Articles >

Anderson’s Leadership, Inarritu’s Creativity Hightlights At 87th Academy Awards

By: Marjorie Galas

Costume Designer Milena Canonero started a trend at the 87th Annual Academy Awards that continued for much of the evening – a Below the Line tribute to Wes Anderson.

Canonero has been a long time Anderson collaborator, beginning with “The Life Aquatic with Steve Zissou.” Receiving her fourth Oscar (she previously won for “Barry Lyndon”, “Chariots of Fire” and “Marie Antoinette”) Canonero accepted the award for Costume Design for “The Grand Budapest Hotel” by stating:

“This is you. You’ve been a great inspiration, you are like a conductor. You are like a composer. You are our director and you inspire all of us who have been nominated here.”

Following Cananero’s Oscar win were two first time Oscar winners: Frances Hannon (Makeup) and Mark Coulier (Hair Styling) for “The Ground Budapest Hotel.” Both longtime Anderson collaborators, Hannon stated working on “The Grand Budapest Hotel” was a particularly amazing experience.

“I’ve worked with Wes for over 17 years now, so to win this award, I think really comes from Wes,” said Hannon. “He is the one who wrote it on the page. My years of pleasure with Was have been extraordinary.”

After eight nominations, Alexandre Desplat won his first Oscar for Original Score for “The Grand Budapest Hotel.” A frequent collaborator with Anderson, Desplat was also nominated this year for his score for “The Imitation Game” and felt the two nominations would cancel any votes for either film. Surprised to have won, he credited his relationship with Anderson in achieving a score that perfectly balanced editing in “The Grand Budapest Hotel.”

“It’s all him. Actually, he should have won this award,” said Desplat. “The thing about Wes’ movies is that music is woven very strongly to the editing. When we sit together in my studio we get excited about ideas and I try to give a shape to that musically very quickly.”

Two other previous Oscar nominees, Production Designer Adam Stockhausen and Set Decorator Anna Pinnock, received their first Oscar for Production Design on “The Grand Budapest Hotel.” This was Pinnock’s first experience with Anderson and she found the process “very organic and very collaborative.”

“I respect all the categories being called out (with wins for “The Grand Budapest Hotel”), said Pinnock. “It’s brilliant for the film.”

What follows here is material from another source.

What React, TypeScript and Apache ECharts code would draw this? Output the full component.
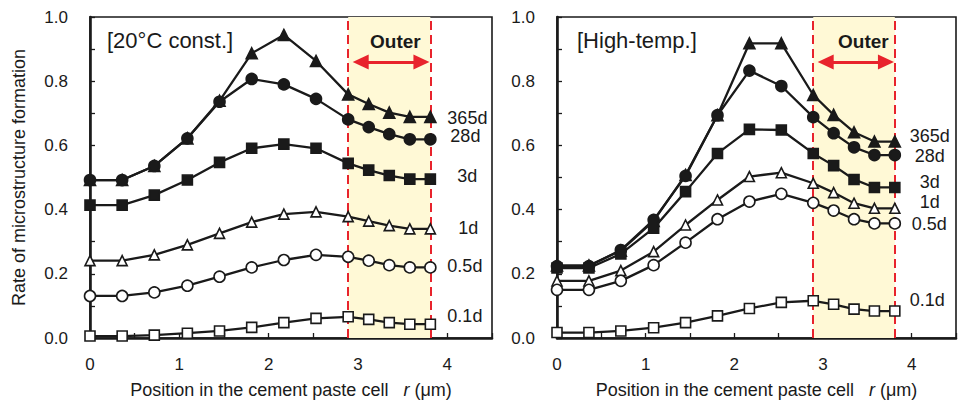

Long-time Anderson collaborator Stockhausen joked that each time he commits to an Anderson film there is no possible way to get the job done, then completes each job with a sigh of relief saying “We did it.”

“To see Milena win earlier tonight, it’s just widely exciting,” said Stockhausen. “I’m terribly excited and proud for the film and for the whole team. My knees are shaking a little bit!”

“Birdman” ultimately flew over “The Grand Budapest Hotel” with its four key Oscar wins: Best Cinematography for Emmanuel Lubezki (earning a second consecutive win, following his Oscar for “Gravity” last year), Best Original Screenplay for Alejandro G. Inarritu, Nicolas Giacobone, Alexander Dinelaris, Jr. and Armando Bo, Best Director for Alejandro G. Inarritu and Best Picture. Inarritu concluded the evening by contemplating the process any creative director must embrace when adapting their vision to film.

“I haven’t figured out why I did what I did in the film, why I took those chances. I think it’s when you lose fear,” said Inarritu. “Fear is the condom of life. It doesn’t allow you to enjoy things, so when you get the condom (off) you say, ‘Okay, I get it or not, but that is what it is.’ It was real. It was making love for sure.”